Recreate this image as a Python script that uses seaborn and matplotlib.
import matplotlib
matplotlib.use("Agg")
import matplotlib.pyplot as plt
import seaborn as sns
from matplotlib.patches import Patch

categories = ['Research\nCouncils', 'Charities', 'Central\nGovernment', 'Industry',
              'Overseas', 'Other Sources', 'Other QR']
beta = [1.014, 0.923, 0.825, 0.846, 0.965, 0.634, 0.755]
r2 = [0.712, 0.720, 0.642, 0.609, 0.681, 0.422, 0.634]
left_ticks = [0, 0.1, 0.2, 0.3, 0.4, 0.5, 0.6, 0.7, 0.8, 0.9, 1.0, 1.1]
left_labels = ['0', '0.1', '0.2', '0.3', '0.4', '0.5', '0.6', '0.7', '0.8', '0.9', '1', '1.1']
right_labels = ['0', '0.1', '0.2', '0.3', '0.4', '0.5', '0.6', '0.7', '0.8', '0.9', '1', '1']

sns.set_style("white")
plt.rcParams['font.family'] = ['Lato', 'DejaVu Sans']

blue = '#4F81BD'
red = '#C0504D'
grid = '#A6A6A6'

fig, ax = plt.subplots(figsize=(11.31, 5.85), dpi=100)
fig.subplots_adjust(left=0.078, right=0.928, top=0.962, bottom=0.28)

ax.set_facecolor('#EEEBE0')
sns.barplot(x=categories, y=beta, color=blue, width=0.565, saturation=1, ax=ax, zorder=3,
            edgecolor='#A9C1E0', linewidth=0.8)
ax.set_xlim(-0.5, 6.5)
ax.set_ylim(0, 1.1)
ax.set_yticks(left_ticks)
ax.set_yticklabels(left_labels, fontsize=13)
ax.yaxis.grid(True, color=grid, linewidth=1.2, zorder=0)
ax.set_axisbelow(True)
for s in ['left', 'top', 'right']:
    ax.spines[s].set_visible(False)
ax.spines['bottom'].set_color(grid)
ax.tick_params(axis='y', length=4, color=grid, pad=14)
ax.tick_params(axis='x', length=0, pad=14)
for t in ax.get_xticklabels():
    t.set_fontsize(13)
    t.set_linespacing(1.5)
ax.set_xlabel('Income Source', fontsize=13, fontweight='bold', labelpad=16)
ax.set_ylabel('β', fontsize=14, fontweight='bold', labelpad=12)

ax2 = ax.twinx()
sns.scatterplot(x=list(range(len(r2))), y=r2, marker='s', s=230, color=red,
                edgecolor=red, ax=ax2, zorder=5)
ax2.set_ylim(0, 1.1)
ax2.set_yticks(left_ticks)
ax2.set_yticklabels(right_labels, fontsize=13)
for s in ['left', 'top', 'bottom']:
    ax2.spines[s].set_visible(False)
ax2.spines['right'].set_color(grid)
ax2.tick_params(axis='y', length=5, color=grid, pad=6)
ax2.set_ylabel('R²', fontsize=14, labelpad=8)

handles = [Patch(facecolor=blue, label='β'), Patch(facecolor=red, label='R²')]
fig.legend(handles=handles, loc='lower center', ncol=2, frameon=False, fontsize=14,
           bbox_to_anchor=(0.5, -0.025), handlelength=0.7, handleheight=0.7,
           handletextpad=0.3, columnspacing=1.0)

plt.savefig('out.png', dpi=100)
◆ ◆ ◆ ◆ ◆
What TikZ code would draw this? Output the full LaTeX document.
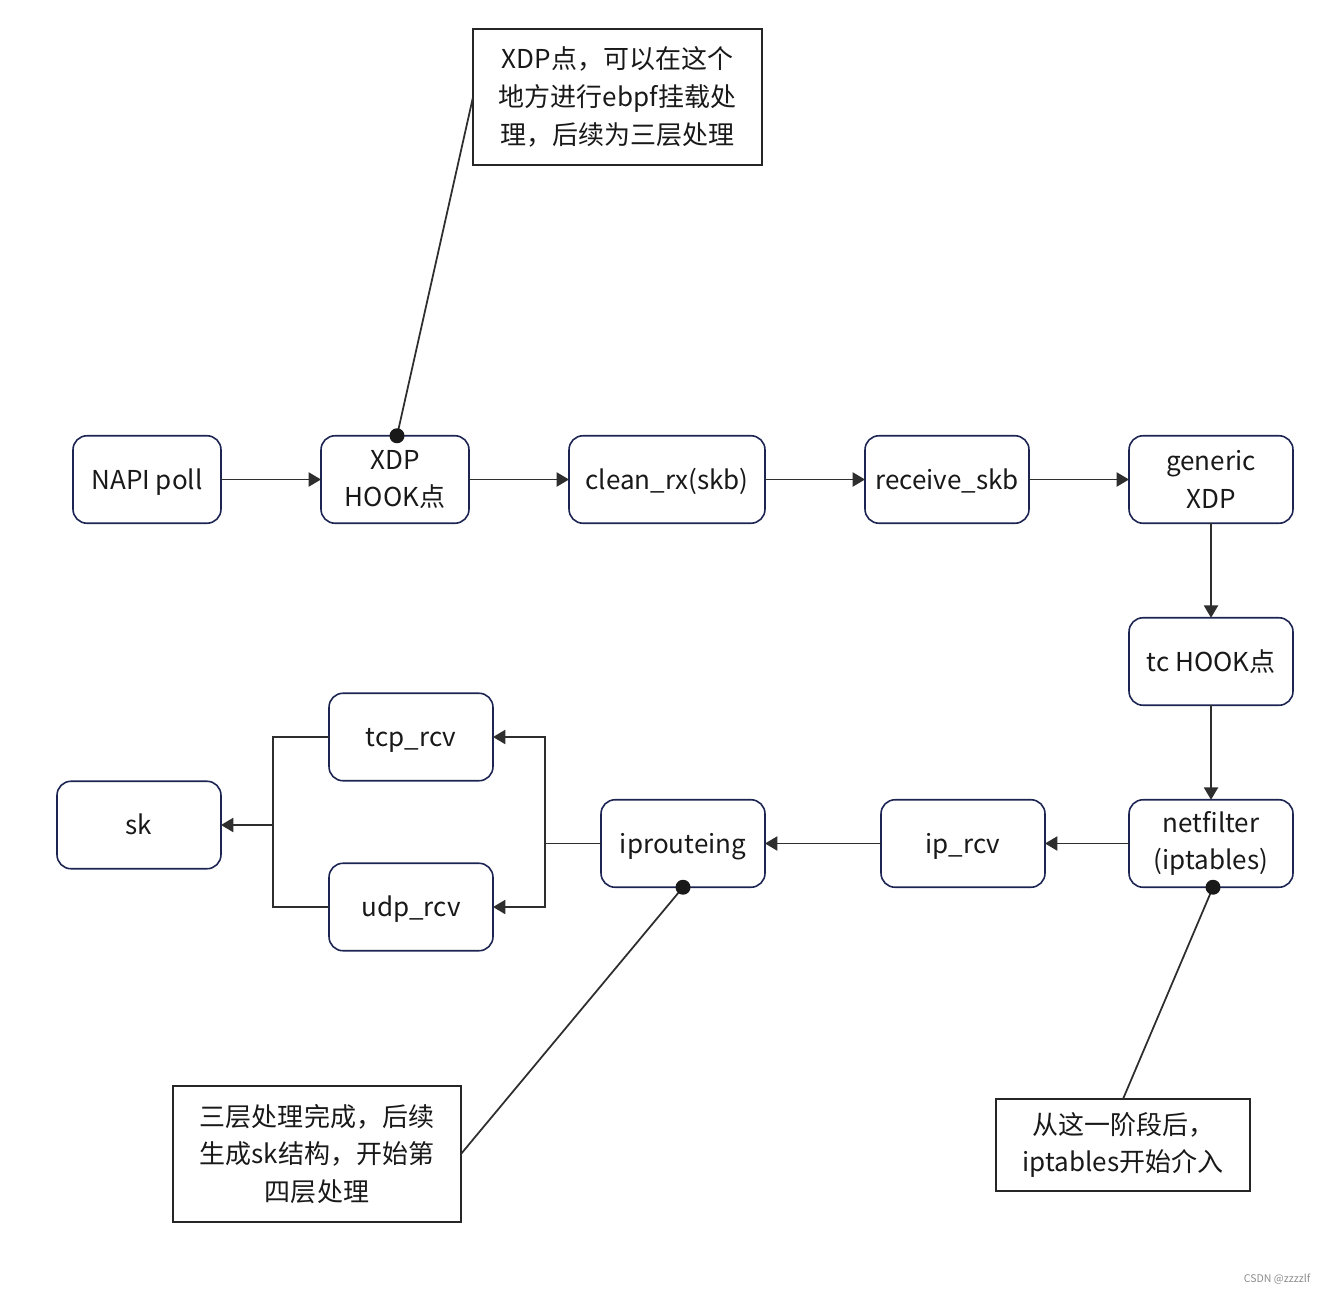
◆ ◆ ◆ ◆ ◆
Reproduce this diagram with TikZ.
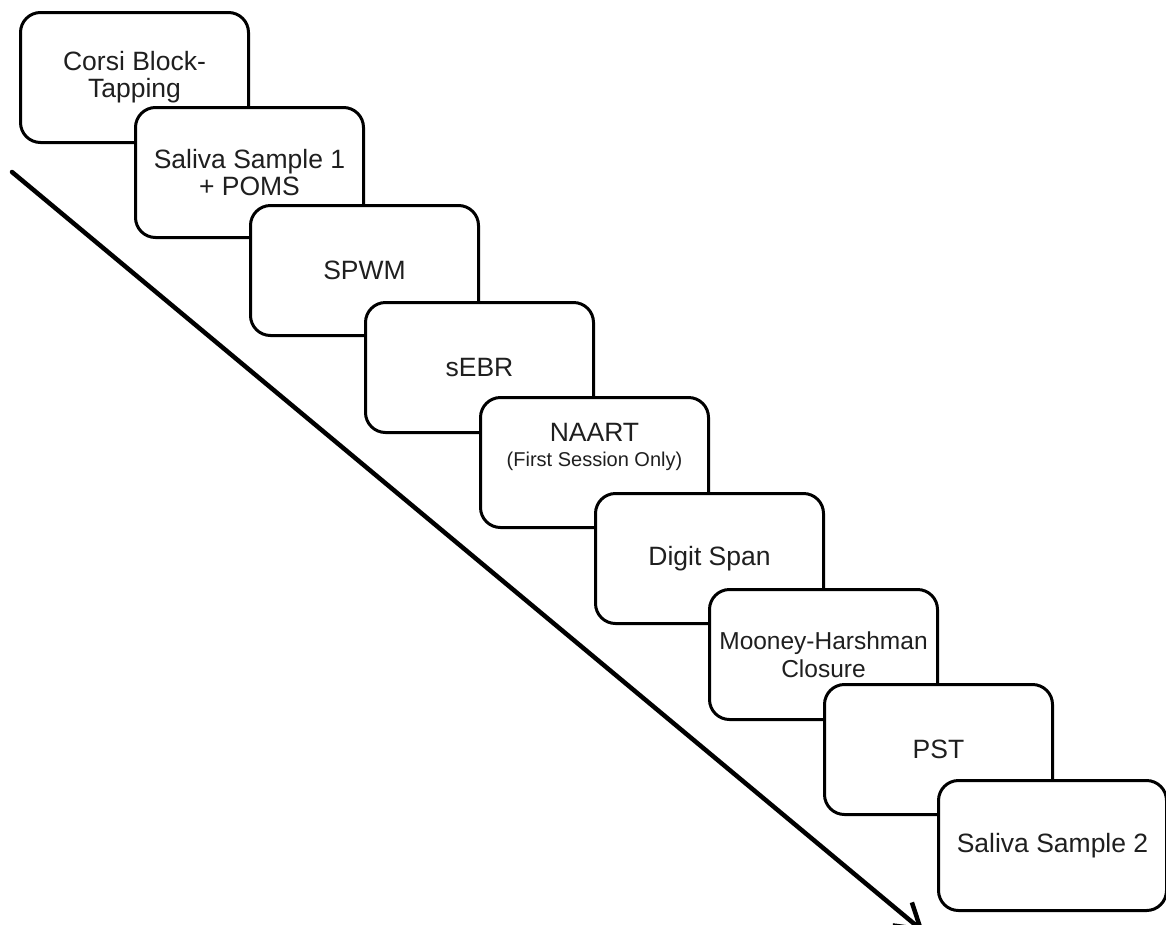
◆ ◆ ◆ ◆ ◆
__EXERCISE PROMPT__. Return exactly, and only, the lines from the one containing "Recreate this image" down to the one containing "ax.set_ylabel('β', fontsize=14, fontweight='bold', labelpad=12)", with both of those lines included.

__RESULT OF THE TASK__.
Recreate this image as a Python script that uses seaborn and matplotlib.
import matplotlib
matplotlib.use("Agg")
import matplotlib.pyplot as plt
import seaborn as sns
from matplotlib.patches import Patch

categories = ['Research\nCouncils', 'Charities', 'Central\nGovernment', 'Industry',
              'Overseas', 'Other Sources', 'Other QR']
beta = [1.014, 0.923, 0.825, 0.846, 0.965, 0.634, 0.755]
r2 = [0.712, 0.720, 0.642, 0.609, 0.681, 0.422, 0.634]
left_ticks = [0, 0.1, 0.2, 0.3, 0.4, 0.5, 0.6, 0.7, 0.8, 0.9, 1.0, 1.1]
left_labels = ['0', '0.1', '0.2', '0.3', '0.4', '0.5', '0.6', '0.7', '0.8', '0.9', '1', '1.1']
right_labels = ['0', '0.1', '0.2', '0.3', '0.4', '0.5', '0.6', '0.7', '0.8', '0.9', '1', '1']

sns.set_style("white")
plt.rcParams['font.family'] = ['Lato', 'DejaVu Sans']

blue = '#4F81BD'
red = '#C0504D'
grid = '#A6A6A6'

fig, ax = plt.subplots(figsize=(11.31, 5.85), dpi=100)
fig.subplots_adjust(left=0.078, right=0.928, top=0.962, bottom=0.28)

ax.set_facecolor('#EEEBE0')
sns.barplot(x=categories, y=beta, color=blue, width=0.565, saturation=1, ax=ax, zorder=3,
            edgecolor='#A9C1E0', linewidth=0.8)
ax.set_xlim(-0.5, 6.5)
ax.set_ylim(0, 1.1)
ax.set_yticks(left_ticks)
ax.set_yticklabels(left_labels, fontsize=13)
ax.yaxis.grid(True, color=grid, linewidth=1.2, zorder=0)
ax.set_axisbelow(True)
for s in ['left', 'top', 'right']:
    ax.spines[s].set_visible(False)
ax.spines['bottom'].set_color(grid)
ax.tick_params(axis='y', length=4, color=grid, pad=14)
ax.tick_params(axis='x', length=0, pad=14)
for t in ax.get_xticklabels():
    t.set_fontsize(13)
    t.set_linespacing(1.5)
ax.set_xlabel('Income Source', fontsize=13, fontweight='bold', labelpad=16)
ax.set_ylabel('β', fontsize=14, fontweight='bold', labelpad=12)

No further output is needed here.